Retype the lines from the first one in the records down to the line containing "2.17, 5.22, 10.1];", counting both, and leave out any pictures.

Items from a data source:
-.-.-
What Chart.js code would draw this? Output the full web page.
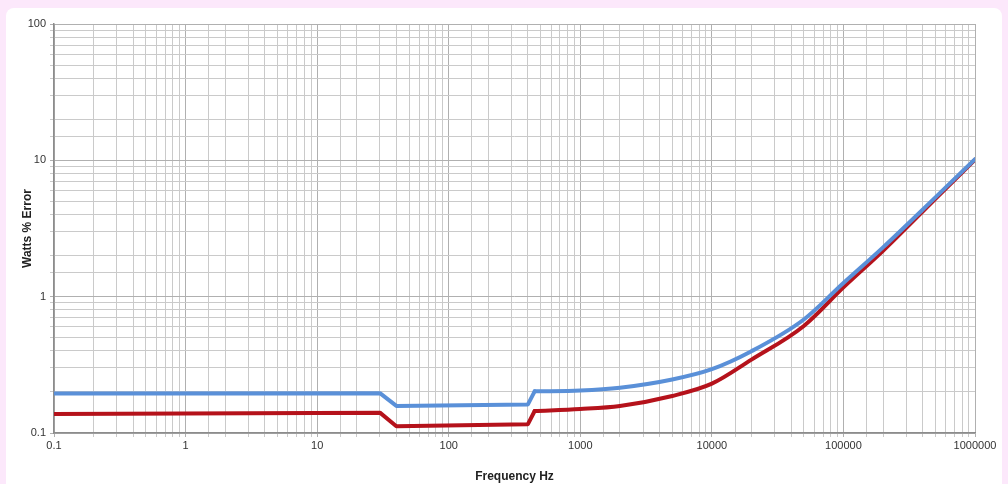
<!DOCTYPE html>
<html>
<head>
<meta charset="utf-8">
<script src="https://cdn.jsdelivr.net/npm/chart.js@4.4.1/dist/chart.umd.min.js"></script>
<style>
  html, body { margin: 0; padding: 0; background: #fce8fb; overflow: hidden; }
  #panel { position: absolute; left: 6px; top: 8px; width: 996px; height: 500px; background: #ffffff; border-radius: 8px; }
  #wrap { position: absolute; left: 0; top: 0; width: 1008px; height: 484px; }
</style>
</head>
<body>
<div id="panel"></div>
<div id="wrap"><canvas id="main-canvas"></canvas></div>
<script>
// values
// low part: flat steps drawn with straight segments
const lowFrequencies = [0.1, 30, 40, 400, 450];
const blueLow = [0.195, 0.196, 0.158, 0.162, 0.202];
const redLow = [0.138, 0.141, 0.112, 0.116, 0.145];

// high part: smooth rise
const highFrequencies = [450, 1000, 2000, 5000, 10000, 20000, 50000, 100000, 200000, 500000, 1000000];
const blueHigh = [0.202, 0.205, 0.215, 0.247, 0.294, 0.398, 0.68, 1.26, 2.3, 5.35, 10.2];
const redHigh = [0.145, 0.150, 0.158, 0.187, 0.230, 0.345, 0.61, 1.17, 2.17, 5.22, 10.1];

const xTickLabels = ['0.1', '1', '10', '100', '1000', '10000', '100000', '1000000'];
const yTickLabels = ['0.1', '1', '10', '100'];

const blueColor = '#5a90d8';
const redColor = '#b5121b';

function toPoints(xs, ys) {
    return xs.map((x, i) => ({ x: x, y: ys[i] }));
}

// is the tick a power of ten ?
function isDecade(v) {
    const l = Math.log10(v);
    return Math.abs(l - Math.round(l)) < 1e-6;
}

function decadeLabel(v, labels) {
    if (!isDecade(v)) return '';
    const s = String(Number(v.toPrecision(6)));
    return labels.includes(s) ? s : '';
}

function makeSet(xs, ys, color, smooth) {
    return {
        data: toPoints(xs, ys),
        borderColor: color,
        borderWidth: 4,
        pointRadius: 0,
        tension: 0,
        cubicInterpolationMode: smooth ? 'monotone' : 'default',
        borderJoinStyle: 'round',
        borderCapStyle: 'round',
        fill: false
    };
}

const tickFont = { family: 'Liberation Sans', size: 11 };
const titleFont = { family: 'Liberation Sans', size: 12, weight: 'bold' };

const chartCtx = document.getElementById('main-canvas');

const lineChart = new Chart(chartCtx, {
    type: 'line',
    data: {
        datasets: [
            makeSet(lowFrequencies, blueLow, blueColor, false),
            makeSet(highFrequencies, blueHigh, blueColor, true),
            makeSet(lowFrequencies, redLow, redColor, false),
            makeSet(highFrequencies, redHigh, redColor, true)
        ]
    },
    options: {
        responsive: true,
        maintainAspectRatio: false,
        animation: false,
        layout: { padding: { top: 24, right: 33, left: 20, bottom: 0 } },
        plugins: {
            legend: { display: false },
            tooltip: { enabled: false }
        },
        scales: {
            x: {
                type: 'logarithmic',
                min: 0.1,
                max: 1000000,
                afterFit: (scale) => { scale.height = 51; },
                border: { color: '#8c8c8c', width: 1.5 },
                grid: {
                    color: (c) => isDecade(c.tick.value) ? '#b0b0b0' : '#cacaca',
                    lineWidth: 1,
                    tickLength: 4,
                    drawTicks: true
                },
                ticks: {
                    autoSkip: false,
                    maxRotation: 0,
                    color: '#333333',
                    font: tickFont,
                    padding: 2,
                    callback: (v) => decadeLabel(v, xTickLabels)
                },
                title: {
                    display: true,
                    text: 'Frequency Hz',
                    color: '#222222',
                    font: titleFont,
                    padding: { top: 5, bottom: 0 }
                }
            },
            y: {
                type: 'logarithmic',
                min: 0.1,
                max: 100,
                afterFit: (scale) => { scale.width = 34; },
                border: { color: '#8c8c8c', width: 1.5 },
                grid: {
                    color: (c) => isDecade(c.tick.value) ? '#b0b0b0' : '#cacaca',
                    lineWidth: 1,
                    tickLength: 4
                },
                ticks: {
                    autoSkip: false,
                    color: '#333333',
                    font: tickFont,
                    padding: 4,
                    callback: (v) => decadeLabel(v, yTickLabels)
                },
                title: {
                    display: true,
                    text: 'Watts % Error',
                    color: '#222222',
                    font: titleFont,
                    padding: { top: 0, bottom: 4 }
                }
            }
        }
    }
});
</script>
</body>
</html>
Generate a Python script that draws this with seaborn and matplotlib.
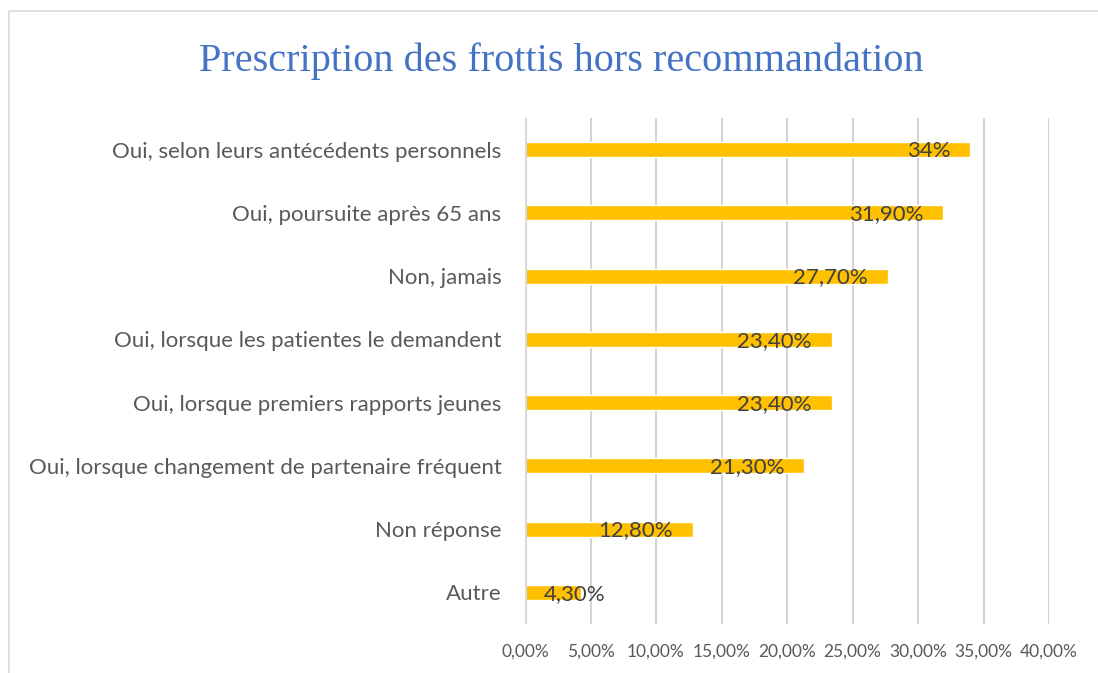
import matplotlib
matplotlib.use("Agg")
import matplotlib.pyplot as plt
import seaborn as sns
import pandas as pd
from matplotlib.patches import Rectangle

categories = [
    "Oui, selon leurs antécédents personnels",
    "Oui, poursuite après 65 ans",
    "Non, jamais",
    "Oui, lorsque les patientes le demandent",
    "Oui, lorsque premiers rapports jeunes",
    "Oui, lorsque changement de partenaire fréquent",
    "Non réponse",
    "Autre",
]
values = [34.0, 31.9, 27.7, 23.4, 23.4, 21.3, 12.8, 4.3]
value_labels = ["34%", "31,90%", "27,70%", "23,40%", "23,40%", "21,30%", "12,80%", "4,30%"]
tick_values = [0, 5, 10, 15, 20, 25, 30, 35, 40]
tick_labels = ["0,00%", "5,00%", "10,00%", "15,00%", "20,00%", "25,00%", "30,00%", "35,00%", "40,00%"]
title = "Prescription des frottis hors recommandation"

df = pd.DataFrame({"cat": categories, "val": values})

sns.set_style("white")
plt.rcParams["font.family"] = ["Lato", "DejaVu Sans"]

fig = plt.figure(figsize=(10.98, 6.73), dpi=100)
ax = fig.add_axes([525 / 1098, 1 - 624 / 673, (1049 - 525) / 1098, (624 - 118) / 673])

sns.barplot(data=df, y="cat", x="val", orient="h", color="#FFC000",
            saturation=1, width=0.24, ax=ax, order=categories)

ax.set_xlim(0, 40)
ax.set_ylim(7.5, -0.5)
ax.set_xticks(tick_values)
ax.set_xticklabels(tick_labels, fontsize=12.5, color="#595959")
ax.tick_params(axis="x", length=0, pad=14)
ax.tick_params(axis="y", length=0, pad=17)
for lbl in ax.get_yticklabels():
    lbl.set_fontsize(16)
    lbl.set_color("#595959")
ax.set_xlabel("")
ax.set_ylabel("")
for s in ax.spines.values():
    s.set_visible(False)

for t in tick_values[1:]:
    ax.axvline(t, color="#D0D0D0", lw=1.3, zorder=0)
ax.axvline(0, color="#D9D9D9", lw=3, zorder=3)

for i, (v, lab) in enumerate(zip(values, value_labels)):
    if v > 8:
        ax.text(v - 1.5, i + 0.02, lab, ha="right", va="center", fontsize=16, color="#404040", zorder=4)
    else:
        ax.text(1.4, i + 0.02, lab, ha="left", va="center", fontsize=16, color="#404040", zorder=4)

fig.text(561 / 1098, 1 - 61 / 673, title, ha="center", va="center",
         fontsize=29, color="#4472C4", family="Liberation Serif")

# chart area border
fig.patches.append(Rectangle((9 / 1098, -0.1), 1.2, 1 - 11 / 673 + 0.1,
                             transform=fig.transFigure, fill=False,
                             edgecolor="#D9D9D9", lw=1.2))

fig.savefig("out.png", dpi=100)
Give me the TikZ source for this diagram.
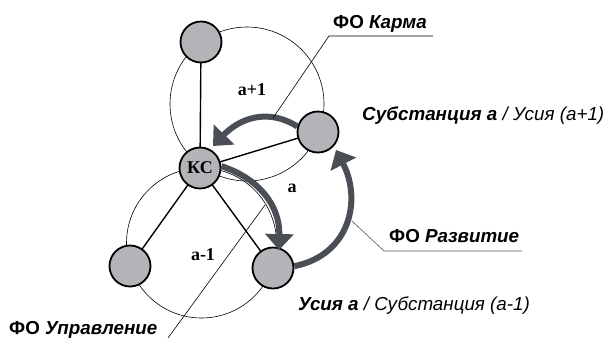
\documentclass[tikz,border=0pt]{standalone}
\usepackage{fontspec}
\setmainfont{Liberation Sans}
\newfontfamily\serifface{Liberation Serif}
\usetikzlibrary{arrows.meta}
\definecolor{ballgray}{HTML}{B3B4B7}
\definecolor{arrgray}{HTML}{4A4F55}
\definecolor{leadgray}{HTML}{555555}
\tikzset{
  ball/.style={circle, draw=black, line width=1.8pt, fill=ballgray, minimum size=41pt, inner sep=0pt, font=\serifface\bfseries\fontsize{18}{18}\selectfont},
  ring/.style={draw=black, line width=0.6pt},
  spoke/.style={draw=black, line width=1.4pt},
  fo/.style={line width=6pt, draw=arrgray, -{Triangle[width=28pt,length=16pt]}},
  leader/.style={draw=black, line width=0.6pt},
  lbl/.style={font=\fontsize{18.8}{20}\selectfont, inner sep=0pt},
  num/.style={font=\serifface\bfseries\fontsize{18}{18}\selectfont, inner sep=0pt}
}
\begin{document}
\begin{tikzpicture}[x=1pt,y=-1pt]
\useasboundingbox (0,0) rectangle (610,338);
% rings
\draw[ring] (247,104) circle[radius=77pt];
\draw[ring] (201.5,243) circle[radius=75pt];
% coordinates of balls
\coordinate (ptop) at (201,42);
\coordinate (pks) at (200,168);
\coordinate (pright) at (318,132);
\coordinate (pll) at (130,266);
\coordinate (plr) at (273,268);
% spokes
\draw[spoke] (pks) -- (ptop);
\draw[spoke] (pks) -- (pright);
\draw[spoke] (pks) -- (pll);
\draw[spoke] (pks) -- (plr);
% balls
\node[ball] (top) at (ptop) {};
\node[ball] (ks) at (pks) {КС};
\node[ball] (right) at (pright) {};
\node[ball] (ll) at (pll) {};
\node[ball] (lr) at (plr) {};
% numbers
\node[num] (n1) at (252,90) {а+1};
\node[num] (n2) at (292,188) {а};
\node[num] (n3) at (203,255) {а-1};
% thick arrows
\draw[fo] (right.165) .. controls (268,108) and (240,118) .. (213,146);
\draw[fo] (ks.5) .. controls (258,178) and (280,205) .. (279,250);
\draw[fo] (lr.5) .. controls (350,255) and (362,200) .. (336,150);
% labels
\node[lbl, anchor=base west] (karma) at (333,28) {\textbf{ФО \textit{Карма}}};
\node[lbl, anchor=base west] (subst) at (362,120) {\textbf{\textit{Субстанция а}} \textit{/ Усия (а+1)}};
\node[lbl, anchor=base west] (razv) at (389,242) {\textbf{ФО \textit{Развитие}}};
\node[lbl, anchor=base west] (usia) at (298,310) {\textbf{\textit{Усия а}} \textit{/ Субстанция (а-1)}};
\node[lbl, anchor=base west] (upr) at (9,334) {\textbf{ФО \textit{Управление}}};
% leaders
\coordinate (k1) at (273,118);
\coordinate (k2) at (329,36);
\coordinate (k3) at (433,36);
\draw[leader] (k1) -- (k2) -- (k3);
\coordinate (r1) at (352,221);
\coordinate (r2) at (384,251);
\coordinate (r3) at (522,251);
\draw[leader, draw=leadgray] (r1) -- (r2) -- (r3);
\coordinate (u1) at (265,205);
\coordinate (u2) at (168,338);
\draw[leader] (u1) -- (u2);
\end{tikzpicture}
\end{document}
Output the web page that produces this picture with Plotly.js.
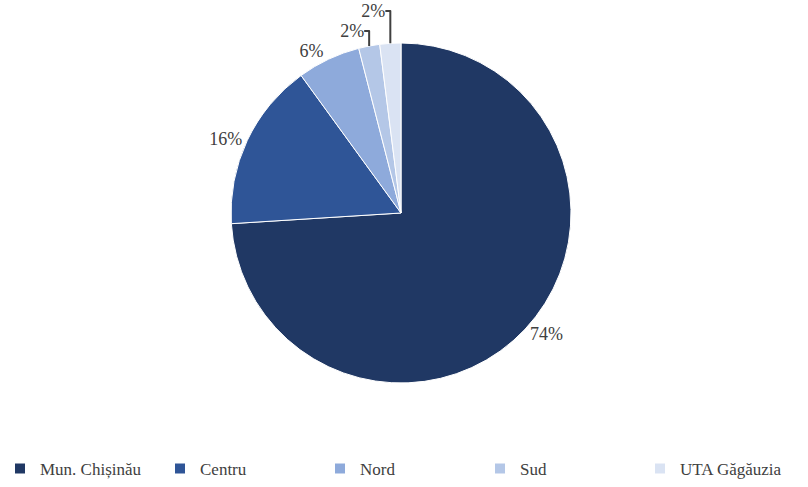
<!DOCTYPE html>
<html>
<head>
<meta charset="utf-8">
<script src="https://cdn.plot.ly/plotly-3.0.1.min.js"></script>
<style>html,body{margin:0;padding:0;background:#fff;}#chart{width:808px;height:487px;}</style>
</head>
<body>
<div id="chart"></div>
<script>
var regions = ["Mun. Chișinău", "Centru", "Nord", "Sud", "UTA Găgăuzia"];
var shares = [74, 16, 6, 2, 2];
var colors = ["#203864", "#2f5597", "#8eaadb", "#b4c7e7", "#dae3f3"];

var serif = "Liberation Serif";

var trace = {
  type: "pie",
  labels: regions,
  values: shares,
  sort: false,
  direction: "clockwise",
  rotation: 0,
  marker: {colors: colors, line: {color: "#ffffff", width: 1}},
  textinfo: "percent",
  texttemplate: "%{percent:.0%}",
  textposition: "outside",
  outsidetextfont: {family: serif, size: 18, color: "#404040"},
  hoverinfo: "label+percent",
  automargin: false
};

var layout = {
  width: 808, height: 487,
  font: {family: serif, size: 17, color: "#404040"},
  margin: {l: 0, r: 6, t: 43, b: 100},
  paper_bgcolor: "#ffffff",
  showlegend: true,
  legend: {
    orientation: "h",
    x: 0.0, xanchor: "left",
    y: -0.2, yanchor: "top",
    entrywidth: 115, entrywidthmode: "pixels",
    itemsizing: "constant",
    font: {family: serif, size: 17, color: "#404040"}
  }
};
Plotly.newPlot("chart", [trace], layout, {displayModeBar: false, staticPlot: true});
</script>
</body>
</html>
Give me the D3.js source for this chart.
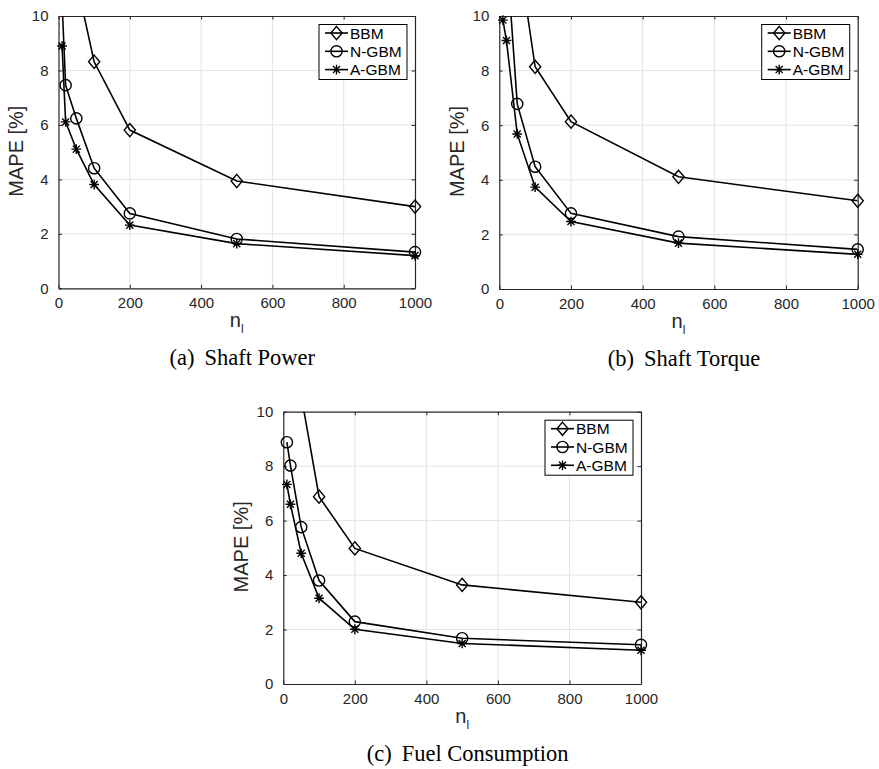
-.-.-
#### Output for this exercise
What Chart.js code would draw this? Output the full web page.
<!DOCTYPE html>
<html>
<head>
<meta charset="utf-8">
<script src="https://cdn.jsdelivr.net/npm/chart.js@4.4.1/dist/chart.umd.min.js"></script>
<style>
  html, body { margin: 0; padding: 0; background: #fce8fb; overflow: hidden; }
  #panel { position: absolute; left: 6px; top: 8px; width: 996px; height: 500px; background: #ffffff; border-radius: 8px; }
  #wrap { position: absolute; left: 0; top: 0; width: 1008px; height: 484px; }
</style>
</head>
<body>
<div id="panel"></div>
<div id="wrap"><canvas id="main-canvas"></canvas></div>
<script>
// values
// low part: flat steps drawn with straight segments
const lowFrequencies = [0.1, 30, 40, 400, 450];
const blueLow = [0.195, 0.196, 0.158, 0.162, 0.202];
const redLow = [0.138, 0.141, 0.112, 0.116, 0.145];

// high part: smooth rise
const highFrequencies = [450, 1000, 2000, 5000, 10000, 20000, 50000, 100000, 200000, 500000, 1000000];
const blueHigh = [0.202, 0.205, 0.215, 0.247, 0.294, 0.398, 0.68, 1.26, 2.3, 5.35, 10.2];
const redHigh = [0.145, 0.150, 0.158, 0.187, 0.230, 0.345, 0.61, 1.17, 2.17, 5.22, 10.1];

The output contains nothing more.